Task to complete:
Return all lines from the listing below in which the string "chart" occurs.

Task input:

## begin

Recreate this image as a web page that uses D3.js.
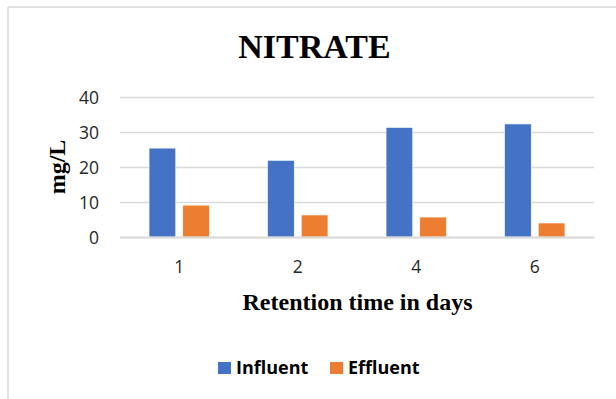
<!DOCTYPE html>
<html>
<head>
<meta charset="utf-8">
<script src="https://cdn.jsdelivr.net/npm/d3@7"></script>
<style>
  html, body { margin: 0; padding: 0; background: #fff; }
  svg { display: block; }
</style>
</head>
<body>
<svg id="chart" width="616" height="399"></svg>
<script>
const categories = ["1", "2", "4", "6"];
const seriesNames = ["Influent", "Effluent"];
const influent = [25.4, 21.9, 31.3, 32.3];
const effluent = [9.1, 6.3, 5.7, 4.0];
const yTicks = [0, 10, 20, 30, 40];
const colors = ["#4472C4", "#ED7D31"];

const seriesData = [influent, effluent];
const svg = d3.select("#chart");

// outer frame (left & top edges visible)
svg.append("line").attr("x1", 8).attr("x2", 8).attr("y1", 7).attr("y2", 399)
  .attr("stroke", "#D9D9D9").attr("stroke-width", 1.5);
svg.append("line").attr("x1", 8).attr("x2", 616).attr("y1", 7).attr("y2", 7)
  .attr("stroke", "#D9D9D9").attr("stroke-width", 1.5);

const x = d3.scaleBand().domain(categories).range([120, 594]).paddingInner(0).paddingOuter(0);
const xs = d3.scaleBand().domain(seriesNames).range([0, x.bandwidth()]).paddingInner(0.208).paddingOuter(0.862);
const y = d3.scaleLinear().domain([0, 40]).range([237, 97]);

// gridlines
const yAxis = d3.axisLeft(y).tickValues(yTicks).tickSize(-(594 - 120)).tickFormat(d => d).tickPadding(21);
const gy = svg.append("g").attr("transform", "translate(120,0)").call(yAxis);
gy.select(".domain").remove();
gy.selectAll(".tick line").attr("stroke", "#D9D9D9").attr("stroke-width", 1.3);
gy.selectAll(".tick text").attr("font-family", "'Open Sans', sans-serif").attr("font-size", 17.5)
  .attr("fill", "#262626").attr("dy", "0.36em");

// bars
seriesNames.forEach((s, si) => {
  svg.append("g").selectAll("rect").data(seriesData[si]).join("rect")
    .attr("x", (d, i) => x(categories[i]) + xs(s))
    .attr("y", d => y(d))
    .attr("width", xs.bandwidth())
    .attr("height", d => y(0) - y(d))
    .attr("fill", colors[si])
    .attr("stroke", "#ffffff").attr("stroke-width", 0.6);
});

// x axis baseline + labels
const xAxis = d3.axisBottom(x).tickSize(0).tickPadding(0);
const gx = svg.append("g").attr("transform", `translate(0,${y(0)})`).call(xAxis);
gx.select(".domain").attr("stroke", "#D9D9D9").attr("stroke-width", 1.8);
gx.selectAll(".tick text").attr("font-family", "'Open Sans', sans-serif").attr("font-size", 17.5)
  .attr("fill", "#262626").attr("y", 36).attr("dy", 0);

// title
svg.append("text").attr("x", 314.5).attr("y", 58).attr("text-anchor", "middle")
  .attr("font-family", "'Liberation Serif', 'Times New Roman', serif").attr("font-weight", "bold")
  .attr("font-size", 34).attr("fill", "#000").text("NITRATE");

// axis titles
svg.append("text").attr("x", 357.5).attr("y", 310).attr("text-anchor", "middle")
  .attr("font-family", "'Liberation Serif', 'Times New Roman', serif").attr("font-weight", "bold")
  .attr("font-size", 24).attr("fill", "#000").text("Retention time in days");
svg.append("text").attr("transform", "translate(65,167) rotate(-90)").attr("text-anchor", "middle")
  .attr("font-family", "'Liberation Serif', 'Times New Roman', serif").attr("font-weight", "bold")
  .attr("font-size", 24).attr("fill", "#000").text("mg/L");

// legend
const legendX = [218, 330];
seriesNames.forEach((s, si) => {
  svg.append("rect").attr("x", legendX[si]).attr("y", 362).attr("width", 13).attr("height", 12).attr("fill", colors[si]);
  svg.append("text").attr("x", legendX[si] + 18).attr("y", 374)
    .attr("font-family", "'Open Sans', sans-serif").attr("font-weight", "bold")
    .attr("font-size", 18).attr("fill", "#000").text(s);
});
</script>
</body>
</html>
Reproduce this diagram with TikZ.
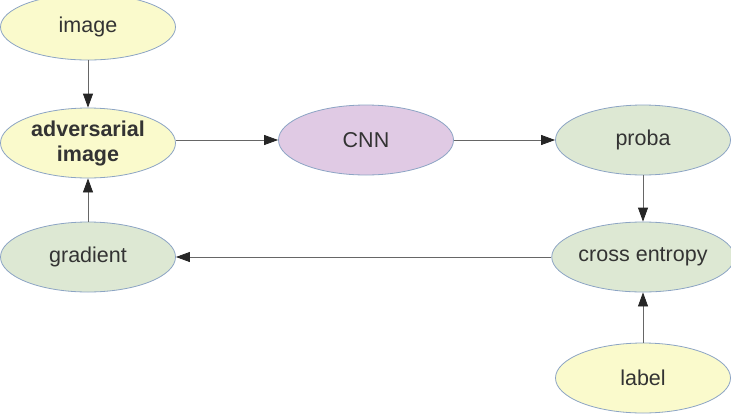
\documentclass[tikz,border=0pt]{standalone}
\usepackage{fontspec}
\setmainfont{Liberation Sans}
\usetikzlibrary{shapes.geometric,arrows.meta}
\definecolor{yel}{HTML}{FAFACC}
\definecolor{grn}{HTML}{DDE8D3}
\definecolor{pur}{HTML}{E0CAE4}
\definecolor{edge}{HTML}{8CA4C4}
\definecolor{txt}{HTML}{333333}
\definecolor{ln}{HTML}{666666}
\tikzset{
  ell/.style={ellipse, draw=edge, line width=0.8pt, minimum width=175pt, minimum height=70pt, inner sep=0pt,
    font=\fontsize{21.5}{25}\selectfont, text=txt, align=center},
  yelnode/.style={ell, fill=yel},
  grnnode/.style={ell, fill=grn},
  purnode/.style={ell, fill=pur},
  conn/.style={draw=ln, line width=0.8pt, -{Triangle[length=14pt,width=10pt,color=black!85]}}
}
\begin{document}
\begin{tikzpicture}[x=1pt,y=-1pt]
\useasboundingbox (0,0) rectangle (731,418);
\node[yelnode, minimum height=66pt] (img) at (88,27) {image};
\node[yelnode] (adv) at (88,143) {\textbf{adversarial}\\\textbf{image}};
\node[purnode] (cnn) at (366,140) {CNN};
\node[grnnode] (proba) at (643,140) {proba};
\node[grnnode] (ce) at (643,257) {cross entropy};
\node[yelnode] (lab) at (643,378) {label};
\node[grnnode] (grad) at (88,257) {gradient};
\draw[conn] (img) -- (adv);
\draw[conn] (adv.east |- cnn) -- (cnn);
\draw[conn] (cnn) -- (proba);
\draw[conn] (proba) -- (ce);
\draw[conn] (ce) -- (grad);
\draw[conn] (lab) -- (ce);
\draw[conn] (grad) -- (adv);
\end{tikzpicture}
\end{document}
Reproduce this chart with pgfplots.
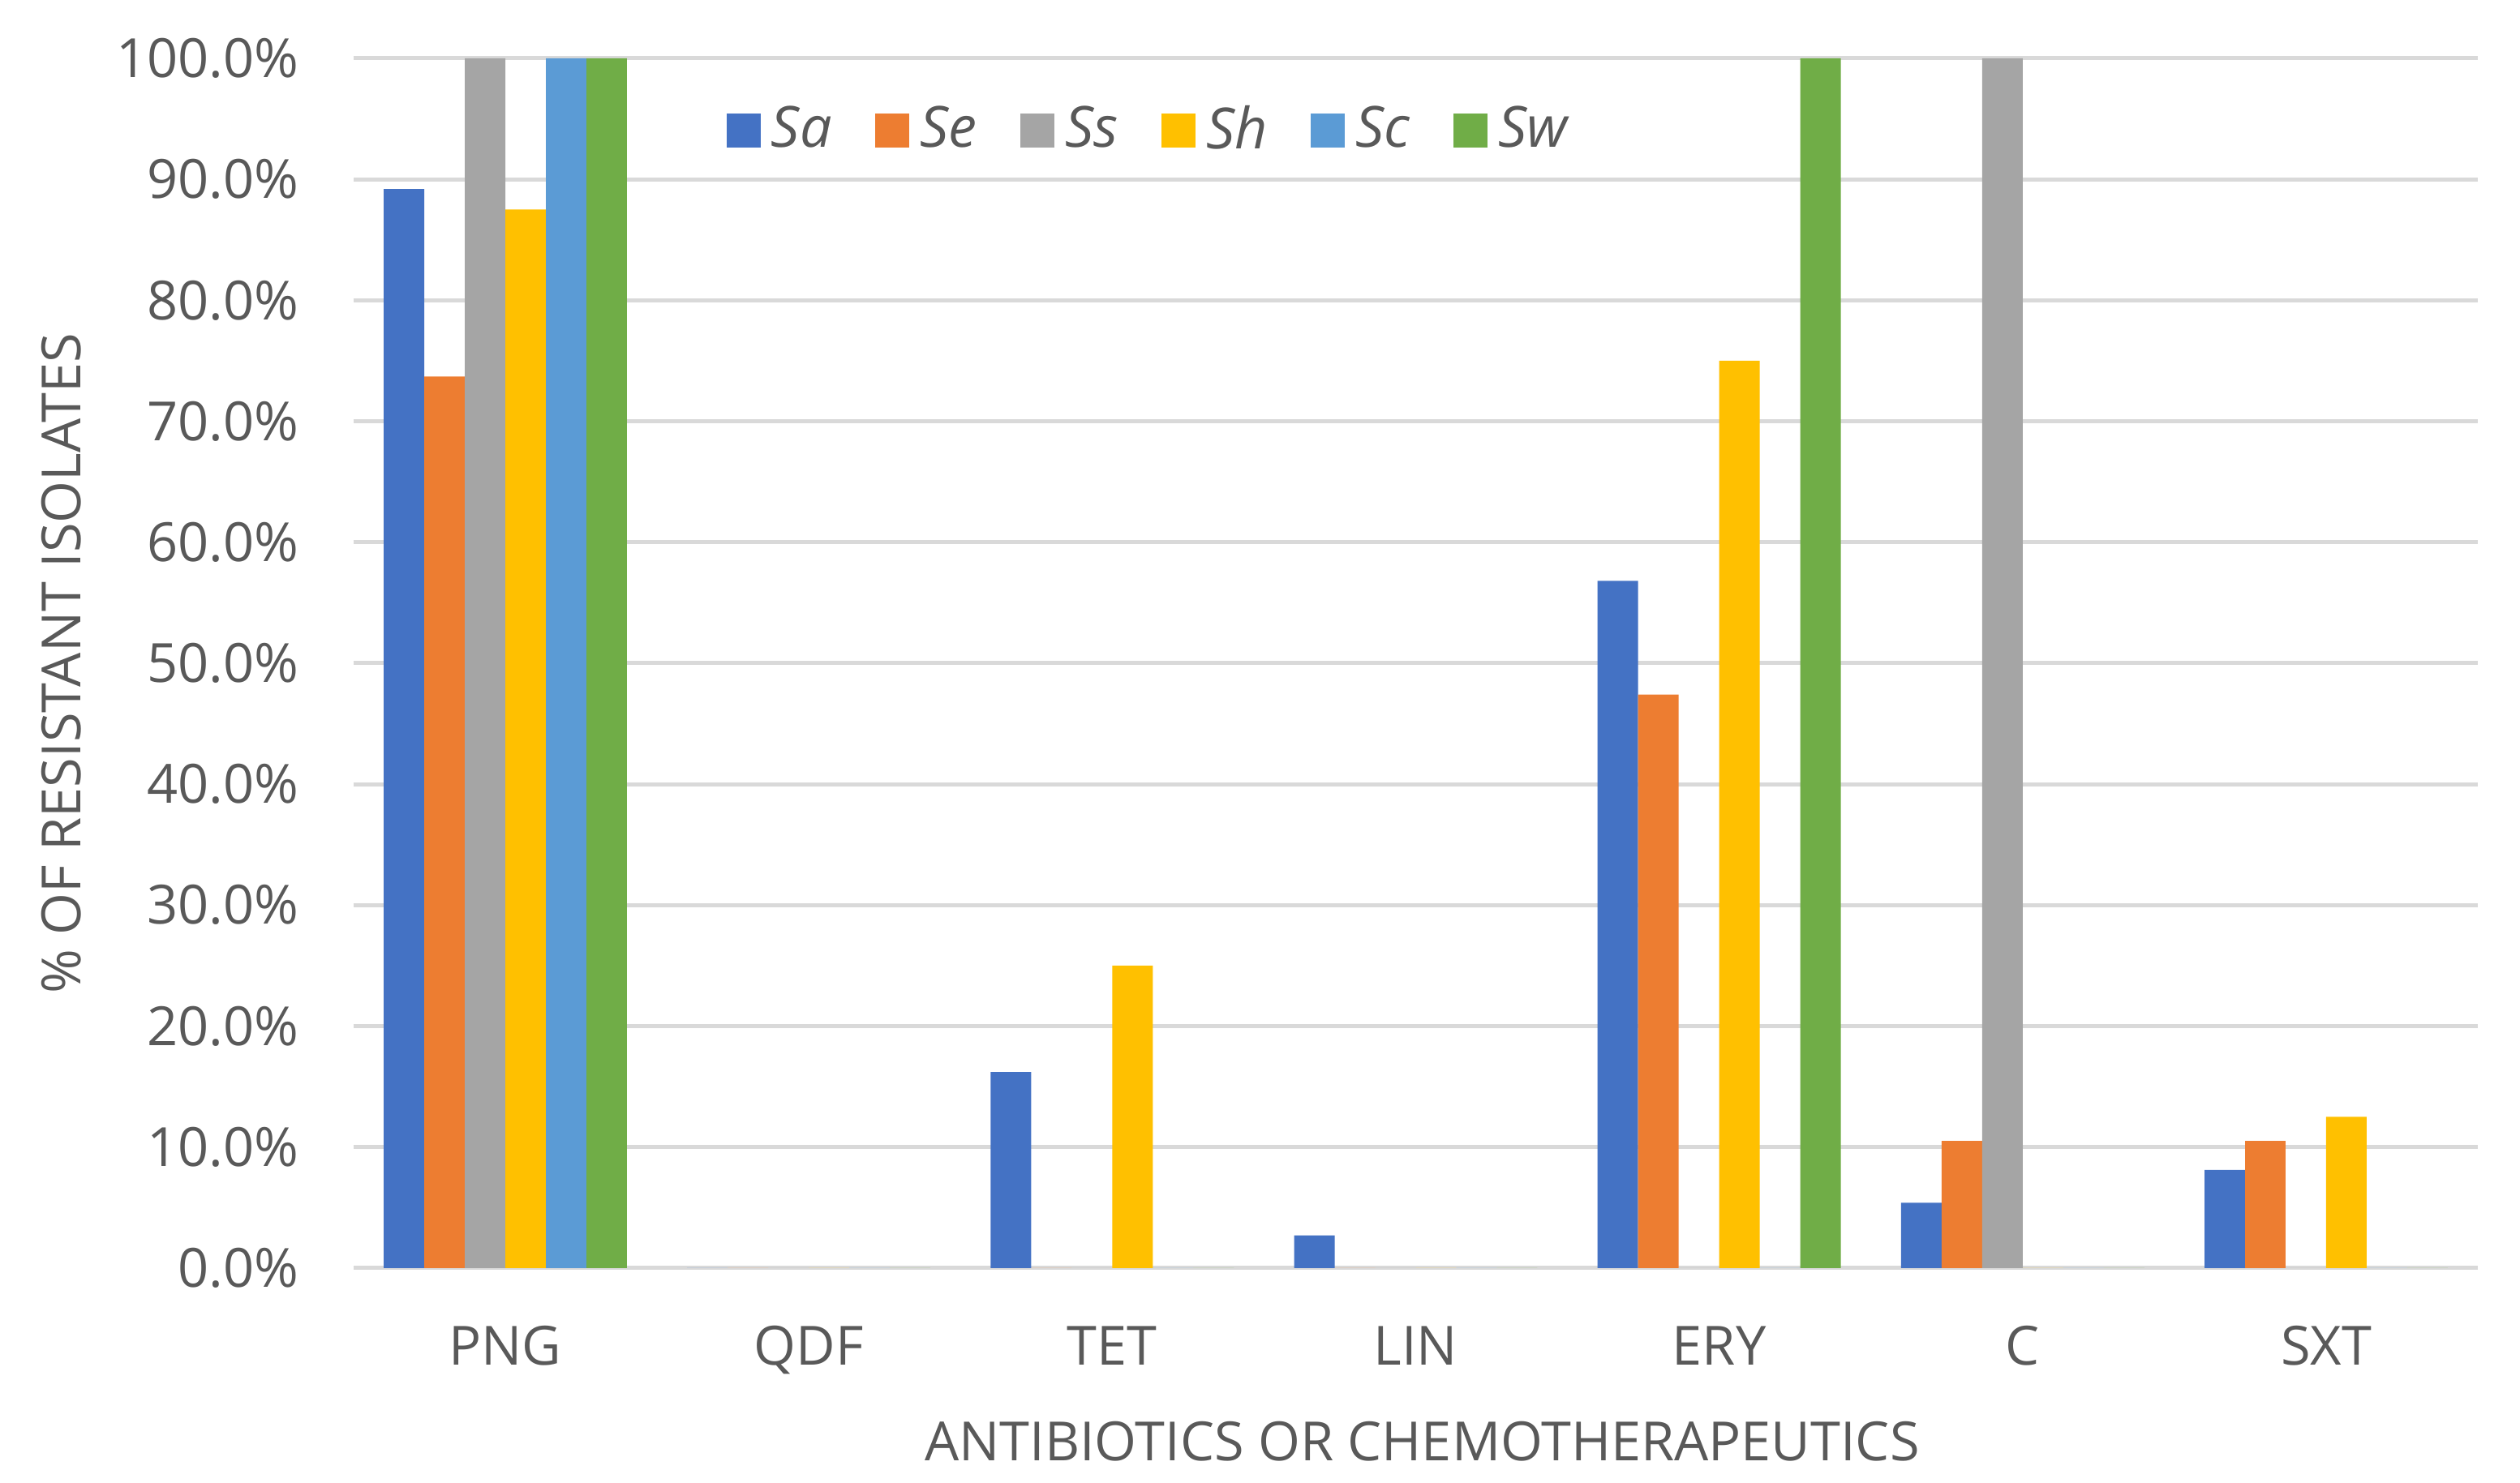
\documentclass[border=0pt]{standalone}
\usepackage{pgfplots}
\pgfplotsset{compat=1.18}
\usepackage{fontspec}
\setmainfont{Open Sans}
\definecolor{txt}{HTML}{595959}
\definecolor{grd}{HTML}{D9D9D9}
\definecolor{cSa}{HTML}{4472C4}
\definecolor{cSe}{HTML}{ED7D31}
\definecolor{cSs}{HTML}{A5A5A5}
\definecolor{cSh}{HTML}{FFC000}
\definecolor{cSc}{HTML}{5B9BD5}
\definecolor{cSw}{HTML}{70AD47}
\begin{document}
\begin{tikzpicture}
\begin{axis}[
	name = ax,
	scale only axis,
	width = 392.9pt,
	height = 223.8pt,
	ybar = 0pt,
	bar width = 0.1336,
	xmin = -0.5, xmax = 6.5,
	ymin = 0, ymax = 100,
	ytick = {0,10,...,100},
	xtick = {0,...,6},
	xticklabels = {PNG,QDF,TET,LIN,ERY,C,SXT},
	axis line style = {draw=none},
	major tick length = 0pt,
	ymajorgrids,
	major grid style = {grd, line width=0.75pt},
	font = \fontsize{10}{12}\selectfont,
	tick label style = {txt},
	/pgf/number format/assume math mode = true,
	yticklabel = {\pgfmathprintnumber[fixed,fixed zerofill,precision=1]{\tick}\%},
	yticklabel style = {anchor=east, xshift=-6.6pt},
	xticklabel style = {anchor=base, yshift=-17.9pt},
	ylabel = {\% OF RESISTANT ISOLATES},
	xlabel = {ANTIBIOTICS OR CHEMOTHERAPEUTICS},
	ylabel style = {txt, at={(axis description cs:-0.1283,0.5)}, anchor=base},
	xlabel style = {txt, at={(axis description cs:0.503,-0.159)}, anchor=base},
	legend columns = -1,
	legend style = {
		at = {(0.376, 0.940)},
		anchor = center,
		draw = none,
		fill = none,
		font = \fontsize{10.5}{12}\selectfont\itshape,
		text = txt,
		/tikz/every odd column/.append style = {column sep = 0pt},
		/tikz/every even column/.append style = {column sep = 6pt}
	},
	legend image code/.code = {
		\fill[#1] (0pt, -3.15pt) rectangle (6.3pt, 3.15pt);
	}
]
\addplot[draw=none, fill=cSa] coordinates {(0,89.2) (1,0) (2,16.2) (3,2.7) (4,56.8) (5,5.4) (6,8.1)};
\addplot[draw=none, fill=cSe] coordinates {(0,73.7) (1,0) (2,0) (3,0) (4,47.4) (5,10.5) (6,10.5)};
\addplot[draw=none, fill=cSs] coordinates {(0,100) (1,0) (2,0) (3,0) (4,0) (5,100) (6,0)};
\addplot[draw=none, fill=cSh] coordinates {(0,87.5) (1,0) (2,25.0) (3,0) (4,75.0) (5,0) (6,12.5)};
\addplot[draw=none, fill=cSc] coordinates {(0,100) (1,0) (2,0) (3,0) (4,0) (5,0) (6,0)};
\addplot[draw=none, fill=cSw] coordinates {(0,100) (1,0) (2,0) (3,0) (4,100) (5,0) (6,0)};
\legend{Sa, Se, Ss, Sh, Sc, Sw}
\end{axis}
\pgfresetboundingbox
\path[use as bounding box] ([xshift=-65.4pt, yshift=-39.75pt]ax.south west) rectangle ([xshift=7.8pt, yshift=10.8pt]ax.north east);
\end{tikzpicture}
\end{document}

## end

Output:
<svg id="chart" width="616" height="399"></svg>
const svg = d3.select("#chart");
Reproduce this chart with pgfplots.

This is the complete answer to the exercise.